I Married Joan – Collection One (VCI)
Picture:
C+ Sound: C+ Extras: D Episodes: C+
When I Love Lucy became a megahit for CBS,
chief rival NBC reacted quickly and obviously with I Married Joan, a show desperate to head off Lucille Ball and Desi
Arnaz. Each episode boldly announced
star Joan Davis as “America’s Queen of Comedy” with some
confidence. She would go down in history
as mostly forgotten, though her husband was played by Jim Backus, the voice of
the animated Mr. Magoo, who would later have a much bigger TV hit with the ever-silly Gilligan’s Island. VCI has issued a double DVD set of 12 I Married Joan shows that demonstrates
where the show succeeded and failed.
The
set-up here was that Joan was the kind of wife that drove her husband (Backus)
crazy, but he happened to be a Judge, not a band player with an accent. It is that difference in empowerment that
limited the show in being a true competitor to Lucy. For one thing, Joan
was more confident and was not childlike, looking for her husband’s
approval. She also was not trying to
spend each episode literally or figuratively escaping the kitchen (read
domestic female role). With a judge’s
income, this also lifted the couple into a higher tax bracket than the Ricardos
or Mertzes, and there is no counter-couple or anyone else to bring out more
comedy. There is no foil.
This did
not help Davis and certainly (and more evidentially) held back Backus’

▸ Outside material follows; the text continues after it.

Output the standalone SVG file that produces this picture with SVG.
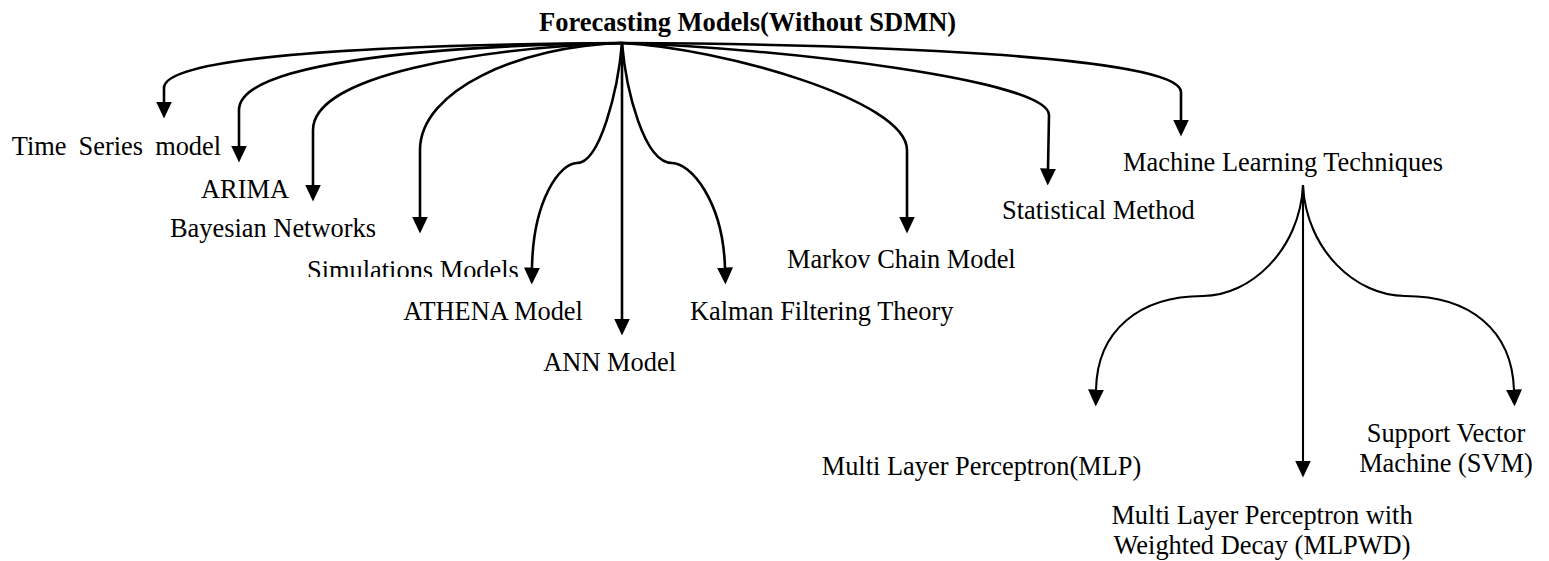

comic talents, straight-jacketing them by comparison. Davis is simply not outrageous or crazy
enough and neither is the material. The
show is too serious about its domestic trappings, offering no true challenge to
it. There does not seem to be any true
character development and the comedy never gets physical enough. Though it is watchable and is professional,
it feels more like a time capsule and is not very funny. I wonder if this was that funny in its
time. Either way, I Married Joan will always be known as the show that most boldly
carbon-copied I Love Lucy and was at
the top of the many that failed. The
episodes form the 2 DVDs here include:
Prize Fighter
Wall Safe
Joan’s Haircut
Changing Houses
Talent Scout
Bad Boy
Honeymoon
Home Movies
New House
Neighbors
Alienation
Sister Pat
The full
frame image is in black and white and varies in quality from show to show, but
is above average overall. At the worst,
the grain is high and footage a couple generations down is not as clear, even
dark in parts. The Dolby Digital 2.0
Mono also fares well enough, showing its age, but usually clear enough. The only extras are a general VCI video
preview and biographies of the two leads, who were
nonetheless likable even when their show did not work.